Rick just so we all use the same terms, the "taper" you speak of would be called "draft". I hate to correct it's just easier to explain if we're all using foundry terms;-)

Dave Patterson
odd_kins@yahoo.com
http://home.comcast.net/~oddkins/foundry_home.html

--- On Tue, 12/7/10, Rick Sparber <rgsparber@aol.com> wrote:

From: Rick Sparber <rgsparber@aol.com>
Subject: RE: [gingery_machines] What radius on lathe parts?
To: gingery_machines@yahoogroups.com
Date: Tuesday, December 7, 2010, 3:31 PM

 

Randy,

It sure sounds like you know you way around wood. One think you will find is
that the stability of the sand impression defines the casting. So given a
perfect pattern but weak sand, your casting will have a lot of distortion in
it.

My wood working skills are very basic. I cut MDF and glue it up with around
1/8" of margin on all surfaces to be machined. Most fillets are done with
Bondo or wood putty. I use Petrobond for my sand. Finish does matter on
un-machined surfaces because the Petrobond can pick up fine defects which
will appear in the casting.

As for the radius, I echo Dave's comment.
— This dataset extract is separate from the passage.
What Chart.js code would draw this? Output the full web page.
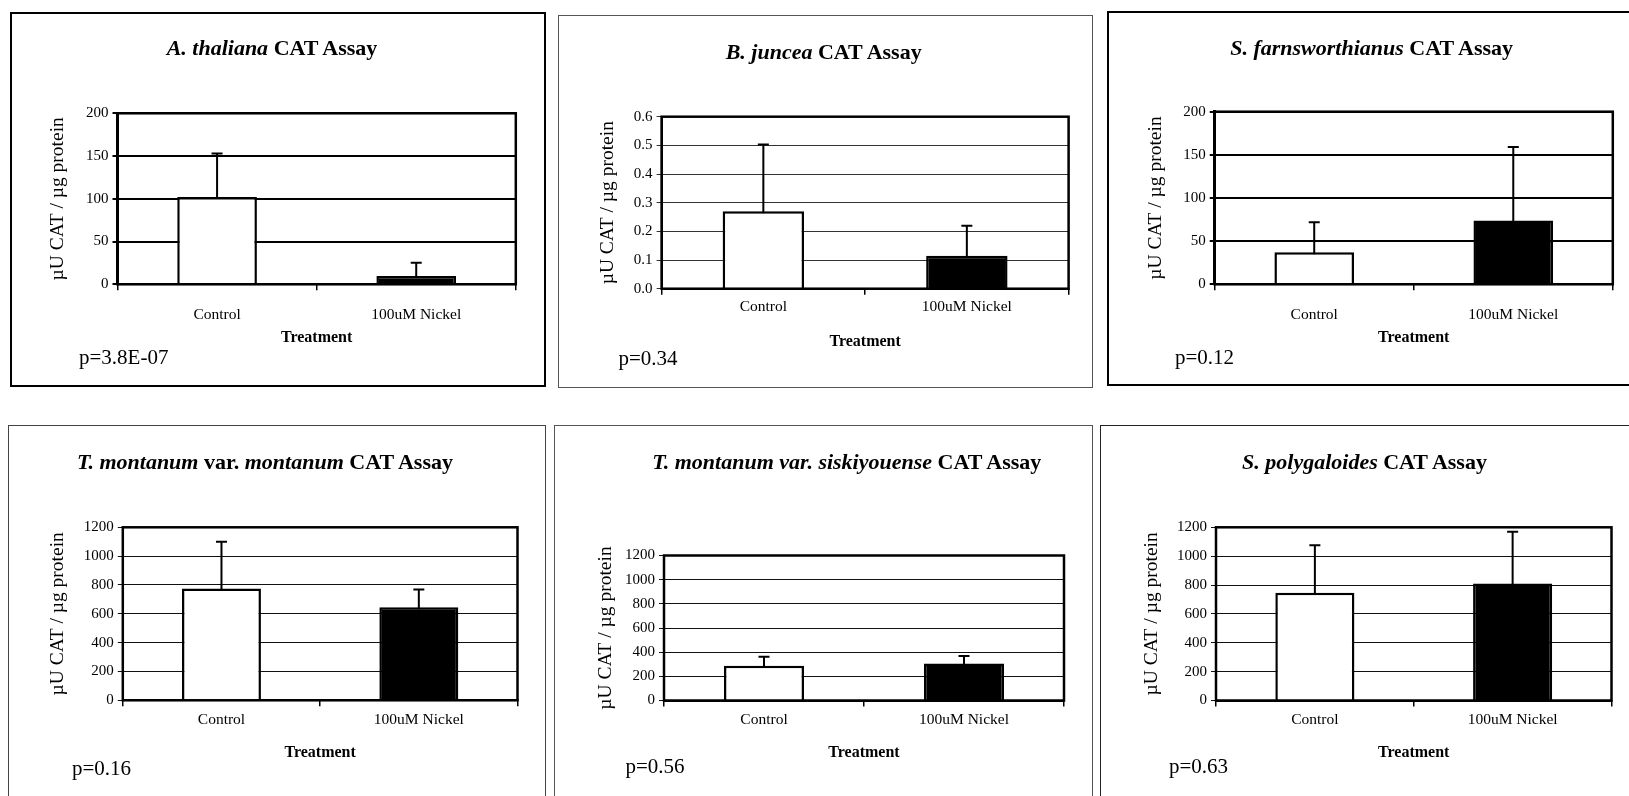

Additionally, do be careful to
have the correct taper in all surfaces that must be pulled from the flask.
Without this taper, the pattern will be locked into the sand. I own a Bosch
table saw specifically so I can set this taper accurately.

Rick

-----Original Message-----
From: gingery_machines@yahoogroups.com
[mailto:gingery_machines@yahoogroups.com] On Behalf Of primepowerpro
Sent: Tuesday, December 07, 2010 2:31 PM
To: gingery_machines@yahoogroups.com
Subject: [gingery_machines] What radius on lathe parts?

I made a pattern for the lathe bed today. I used a piece of walnut that
crossed back and forth from heartwood to sapwood, since no one wants
something made of walnut that isn't all dark wood. I milled the side
material down to .30", to ensure that even after sanding, it would be over
.25" thick everywhere. I milled the material for the top down to .75" and
rabbetted the sides and ends of the top .30" either way, then, after glueing
up, used a jointer to true up the bottom. Once the bottom was flat, to use
as a reference, I put the whole thing through the planer, and took the top
down until the overall height was 1.5", +/- 0.001". It's as flat and true as
I know how to make a piece of wood.

The book says that every edge that isn't on the parting line has to be
radiused, but it doesn't say what value to assign to the radius. I have a
1/16" roundover bit for may router table; will that do it?, And, since the
bottom edge is at the parting line, does that mean they don't get rounded?

BTW, thanks for the replies I got to the last post, including the
tangiential ones on material toxicity.